Direction: In your copy, include every line of the listing below exactly but none of the pictures.

Supplied material:
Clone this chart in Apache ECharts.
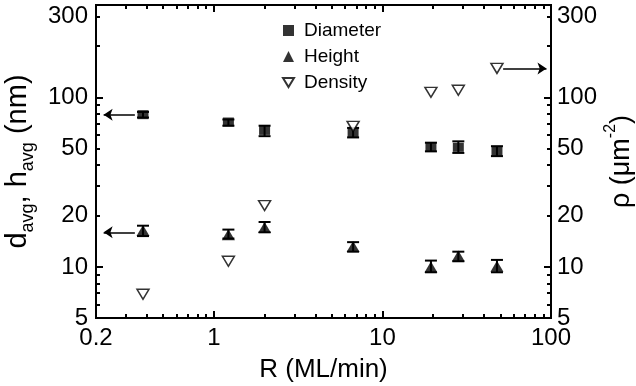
<!DOCTYPE html>
<html>
<head>
<meta charset="utf-8">
<script src="https://cdn.jsdelivr.net/npm/echarts@6/dist/echarts.min.js"></script>
<style>
html,body{margin:0;padding:0;background:#fff;}
#chart{width:636px;height:386px;}
</style>
</head>
<body>
<div id="chart"></div>
<script>
// ---- data ----
const rate = [0.38, 1.22, 2.0, 6.7, 19.4, 28.2, 47.8];
const diameter = [79, 71.5, 63.8, 62, 51, 50.7, 48];
const diameterLo = [76, 68, 59, 58, 48, 47, 45];
const diameterHi = [82, 74, 68, 66, 54, 55, 51.5];
const height = [16.4, 15.5, 17.1, 13.2, 10.0, 11.6, 10.1];
const heightLo = [15.2, 14.7, 16.0, 12.3, 9.3, 10.8, 9.3];
const heightHi = [17.5, 16.6, 18.4, 14.0, 10.9, 12.3, 11.0];
const density = [6.9, 10.8, 23, 67.4, 107, 110, 148];

const xLabels = [0.2, 1, 10, 100];
const xMinorTicks = [0.3,0.4,0.5,0.6,0.7,0.8,0.9,2,3,4,5,6,7,8,9,20,30,40,50,60,70,80,90];
const xMajorTicks = [1, 10];
const yLabels = [5, 10, 20, 50, 100, 300];
const yMinorTicks = [6,7,8,9,20,30,40,50,60,70,80,90,200,300];
const yMajorTicks = [10, 100];

// arrows: [fromX, toX, y]
const arrowDiameter = [0.34, 0.222, 79];
const arrowHeight = [0.34, 0.222, 16];
const arrowDensity = [52, 94, 148];

const FONT = 'Liberation Sans, Arial, Helvetica, sans-serif';

function makeAxis(kind, position, ticks, len, showLine, extra) {
  const base = kind === 'x'
    ? {type: 'log', logBase: 10, min: 0.2, max: 100}
    : {type: 'log', logBase: 10, min: 5, max: 350};
  return Object.assign(base, {
    position: position,
    axisLine: {show: showLine, lineStyle: {color: '#000', width: 2}},
    splitLine: {show: false},
    axisLabel: {show: false},
    axisTick: {show: true, inside: true, length: len, customValues: ticks, lineStyle: {color: '#000', width: 2}}
  }, extra || {});
}

function errRender(params, api) {
  const x = api.value(0);
  const p1 = api.coord([x, api.value(1)]);
  const p2 = api.coord([x, api.value(2)]);
  const w = 6;
  const st = {stroke: '#000', lineWidth: 2};
  return {type: 'group', children: [
    {type: 'line', shape: {x1: p1[0], y1: p1[1], x2: p2[0], y2: p2[1]}, style: st},
    {type: 'line', shape: {x1: p1[0]-w, y1: p1[1], x2: p1[0]+w, y2: p1[1]}, style: st},
    {type: 'line', shape: {x1: p2[0]-w, y1: p2[1], x2: p2[0]+w, y2: p2[1]}, style: st}
  ]};
}

const downTri = 'path://M0,0 L12,0 L6,10 Z';
const arrowLine = (a) => ({
  silent: true, symbol: ['none', 'arrow'], symbolSize: 9,
  lineStyle: {color: '#000', width: 1.5, type: 'solid'}, label: {show: false},
  data: [[{coord: [a[0], a[2]]}, {coord: [a[1], a[2]]}]]
});

const chart = echarts.init(document.getElementById('chart'));
chart.setOption({
  animation: false,
  backgroundColor: '#fff',
  grid: {left: 96, right: 85, top: 5, bottom: 68, outerBoundsMode: 'none',
    show: true, borderColor: '#000', borderWidth: 2},
  legend: {
    orient: 'vertical', left: 277, top: 16, itemGap: 7,
    itemWidth: 11, itemHeight: 11,
    textStyle: {fontSize: 19, fontFamily: FONT, color: '#000', padding: [0, 0, 0, 5]},
    data: [
      {name: 'Diameter', icon: 'rect'},
      {name: 'Height', icon: 'triangle'},
      {name: 'Density', icon: downTri}
    ]
  },
  xAxis: [
    makeAxis('x', 'bottom', xMinorTicks, 4, true, {
      axisLabel: {show: true, customValues: xLabels, fontSize: 24, fontFamily: FONT, color: '#000', margin: 8,
        formatter: v => String(v)},
      name: 'R (ML/min)', nameLocation: 'middle', nameGap: 39,
      nameTextStyle: {fontSize: 26, fontFamily: FONT, color: '#000'}}),
    makeAxis('x', 'top', xMinorTicks, 4, true),
    makeAxis('x', 'bottom', xMajorTicks, 7, false),
    makeAxis('x', 'top', xMajorTicks, 7, false)
  ],
  yAxis: [
    makeAxis('y', 'left', yMinorTicks, 4, true, {
      axisLabel: {show: true, customValues: yLabels, fontSize: 24, fontFamily: FONT, color: '#000', margin: 8,
        formatter: v => String(v)},
      name: '{t|d}{s|avg}{t|, h}{s|avg}{t| (nm)}', nameLocation: 'middle', nameGap: 57, nameRotate: 90,
      nameTextStyle: {rich: {
        t: {fontSize: 29, fontFamily: FONT, color: '#000', verticalAlign: 'top', lineHeight: 34},
        s: {fontSize: 18, fontFamily: FONT, color: '#000', verticalAlign: 'bottom', lineHeight: 22}
      }}}),
    makeAxis('y', 'right', yMinorTicks, 4, true, {
      axisLabel: {show: true, customValues: yLabels, fontSize: 24, fontFamily: FONT, color: '#000', margin: 6,
        formatter: v => String(v)},
      name: '{t|ρ (μm}{p|-2}{t|)}', nameLocation: 'middle', nameGap: 52, nameRotate: 90,
      nameMoveOverlap: false,
      nameTextStyle: {rich: {
        t: {fontSize: 27, fontFamily: FONT, color: '#000', verticalAlign: 'bottom', lineHeight: 32},
        p: {fontSize: 16, fontFamily: FONT, color: '#000', verticalAlign: 'top', lineHeight: 20}
      }}}),
    makeAxis('y', 'left', yMajorTicks, 7, false),
    makeAxis('y', 'right', yMajorTicks, 7, false)
  ],
  series: [
    {type: 'custom', name: 'dErr', xAxisIndex: 0, yAxisIndex: 0, silent: true, z: 2,
      renderItem: errRender, data: rate.map((x, i) => [x, diameterLo[i], diameterHi[i]])},
    {type: 'custom', name: 'hErr', xAxisIndex: 0, yAxisIndex: 0, silent: true, z: 2,
      renderItem: errRender, data: rate.map((x, i) => [x, heightLo[i], heightHi[i]])},
    {type: 'scatter', name: 'Diameter', xAxisIndex: 0, yAxisIndex: 0, z: 3,
      symbol: 'rect', symbolSize: [11, 9], itemStyle: {color: '#000'},
      data: rate.map((x, i) => [x, diameter[i]]), markLine: arrowLine(arrowDiameter)},
    {type: 'scatter', name: 'Height', xAxisIndex: 0, yAxisIndex: 0, z: 3,
      symbol: 'triangle', symbolSize: [13, 11], itemStyle: {color: '#000'},
      data: rate.map((x, i) => [x, height[i]]), markLine: arrowLine(arrowHeight)},
    {type: 'scatter', name: 'Density', xAxisIndex: 0, yAxisIndex: 1, z: 4,
      symbol: downTri, symbolSize: [12, 10],
      itemStyle: {color: '#fff', borderColor: '#000', borderWidth: 1.5},
      data: rate.map((x, i) => [x, density[i]]), markLine: arrowLine(arrowDensity)}
  ]
});
</script>
</body>
</html>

Output for this task:
Clone this chart in Apache ECharts.
<!DOCTYPE html>
<html>
<head>
<meta charset="utf-8">
<script src="https://cdn.jsdelivr.net/npm/echarts@6/dist/echarts.min.js"></script>
<style>
html,body{margin:0;padding:0;background:#fff;}
#chart{width:636px;height:386px;}
</style>
</head>
<body>
<div id="chart"></div>
<script>
// ---- data ----
const rate = [0.38, 1.22, 2.0, 6.7, 19.4, 28.2, 47.8];
const diameter = [79, 71.5, 63.8, 62, 51, 50.7, 48];
const diameterLo = [76, 68, 59, 58, 48, 47, 45];
const diameterHi = [82, 74, 68, 66, 54, 55, 51.5];
const height = [16.4, 15.5, 17.1, 13.2, 10.0, 11.6, 10.1];
const heightLo = [15.2, 14.7, 16.0, 12.3, 9.3, 10.8, 9.3];
const heightHi = [17.5, 16.6, 18.4, 14.0, 10.9, 12.3, 11.0];
const density = [6.9, 10.8, 23, 67.4, 107, 110, 148];

const xLabels = [0.2, 1, 10, 100];
const xMinorTicks = [0.3,0.4,0.5,0.6,0.7,0.8,0.9,2,3,4,5,6,7,8,9,20,30,40,50,60,70,80,90];
const xMajorTicks = [1, 10];
const yLabels = [5, 10, 20, 50, 100, 300];
const yMinorTicks = [6,7,8,9,20,30,40,50,60,70,80,90,200,300];
const yMajorTicks = [10, 100];

// arrows: [fromX, toX, y]
const arrowDiameter = [0.34, 0.222, 79];
const arrowHeight = [0.34, 0.222, 16];
const arrowDensity = [52, 94, 148];

const FONT = 'Liberation Sans, Arial, Helvetica, sans-serif';

function makeAxis(kind, position, ticks, len, showLine, extra) {
  const base = kind === 'x'
    ? {type: 'log', logBase: 10, min: 0.2, max: 100}
    : {type: 'log', logBase: 10, min: 5, max: 350};
  return Object.assign(base, {
    position: position,
    axisLine: {show: showLine, lineStyle: {color: '#000', width: 2}},
    splitLine: {show: false},
    axisLabel: {show: false},
    axisTick: {show: true, inside: true, length: len, customValues: ticks, lineStyle: {color: '#000', width: 2}}
  }, extra || {});
}

function errRender(params, api) {
  const x = api.value(0);
  const p1 = api.coord([x, api.value(1)]);
  const p2 = api.coord([x, api.value(2)]);
  const w = 6;
  const st = {stroke: '#000', lineWidth: 2};
  return {type: 'group', children: [
    {type: 'line', shape: {x1: p1[0], y1: p1[1], x2: p2[0], y2: p2[1]}, style: st},
    {type: 'line', shape: {x1: p1[0]-w, y1: p1[1], x2: p1[0]+w, y2: p1[1]}, style: st},
    {type: 'line', shape: {x1: p2[0]-w, y1: p2[1], x2: p2[0]+w, y2: p2[1]}, style: st}
  ]};
}

const downTri = 'path://M0,0 L12,0 L6,10 Z';
const arrowLine = (a) => ({
  silent: true, symbol: ['none', 'arrow'], symbolSize: 9,
  lineStyle: {color: '#000', width: 1.5, type: 'solid'}, label: {show: false},
  data: [[{coord: [a[0], a[2]]}, {coord: [a[1], a[2]]}]]
});

const chart = echarts.init(document.getElementById('chart'));
chart.setOption({
  animation: false,
  backgroundColor: '#fff',
  grid: {left: 96, right: 85, top: 5, bottom: 68, outerBoundsMode: 'none',
    show: true, borderColor: '#000', borderWidth: 2},
  legend: {
    orient: 'vertical', left: 277, top: 16, itemGap: 7,
    itemWidth: 11, itemHeight: 11,
    textStyle: {fontSize: 19, fontFamily: FONT, color: '#000', padding: [0, 0, 0, 5]},
    data: [
      {name: 'Diameter', icon: 'rect'},
      {name: 'Height', icon: 'triangle'},
      {name: 'Density', icon: downTri}
    ]
  },
  xAxis: [
    makeAxis('x', 'bottom', xMinorTicks, 4, true, {
      axisLabel: {show: true, customValues: xLabels, fontSize: 24, fontFamily: FONT, color: '#000', margin: 8,
        formatter: v => String(v)},
      name: 'R (ML/min)', nameLocation: 'middle', nameGap: 39,
      nameTextStyle: {fontSize: 26, fontFamily: FONT, color: '#000'}}),
    makeAxis('x', 'top', xMinorTicks, 4, true),
    makeAxis('x', 'bottom', xMajorTicks, 7, false),
    makeAxis('x', 'top', xMajorTicks, 7, false)
  ],
  yAxis: [
    makeAxis('y', 'left', yMinorTicks, 4, true, {
      axisLabel: {show: true, customValues: yLabels, fontSize: 24, fontFamily: FONT, color: '#000', margin: 8,
        formatter: v => String(v)},
      name: '{t|d}{s|avg}{t|, h}{s|avg}{t| (nm)}', nameLocation: 'middle', nameGap: 57, nameRotate: 90,
      nameTextStyle: {rich: {
        t: {fontSize: 29, fontFamily: FONT, color: '#000', verticalAlign: 'top', lineHeight: 34},
        s: {fontSize: 18, fontFamily: FONT, color: '#000', verticalAlign: 'bottom', lineHeight: 22}
      }}}),
    makeAxis('y', 'right', yMinorTicks, 4, true, {
      axisLabel: {show: true, customValues: yLabels, fontSize: 24, fontFamily: FONT, color: '#000', margin: 6,
        formatter: v => String(v)},
      name: '{t|ρ (μm}{p|-2}{t|)}', nameLocation: 'middle', nameGap: 52, nameRotate: 90,
      nameMoveOverlap: false,
      nameTextStyle: {rich: {
        t: {fontSize: 27, fontFamily: FONT, color: '#000', verticalAlign: 'bottom', lineHeight: 32},
        p: {fontSize: 16, fontFamily: FONT, color: '#000', verticalAlign: 'top', lineHeight: 20}
      }}}),
    makeAxis('y', 'left', yMajorTicks, 7, false),
    makeAxis('y', 'right', yMajorTicks, 7, false)
  ],
  series: [
    {type: 'custom', name: 'dErr', xAxisIndex: 0, yAxisIndex: 0, silent: true, z: 2,
      renderItem: errRender, data: rate.map((x, i) => [x, diameterLo[i], diameterHi[i]])},
    {type: 'custom', name: 'hErr', xAxisIndex: 0, yAxisIndex: 0, silent: true, z: 2,
      renderItem: errRender, data: rate.map((x, i) => [x, heightLo[i], heightHi[i]])},
    {type: 'scatter', name: 'Diameter', xAxisIndex: 0, yAxisIndex: 0, z: 3,
      symbol: 'rect', symbolSize: [11, 9], itemStyle: {color: '#000'},
      data: rate.map((x, i) => [x, diameter[i]]), markLine: arrowLine(arrowDiameter)},
    {type: 'scatter', name: 'Height', xAxisIndex: 0, yAxisIndex: 0, z: 3,
      symbol: 'triangle', symbolSize: [13, 11], itemStyle: {color: '#000'},
      data: rate.map((x, i) => [x, height[i]]), markLine: arrowLine(arrowHeight)},
    {type: 'scatter', name: 'Density', xAxisIndex: 0, yAxisIndex: 1, z: 4,
      symbol: downTri, symbolSize: [12, 10],
      itemStyle: {color: '#fff', borderColor: '#000', borderWidth: 1.5},
      data: rate.map((x, i) => [x, density[i]]), markLine: arrowLine(arrowDensity)}
  ]
});
</script>
</body>
</html>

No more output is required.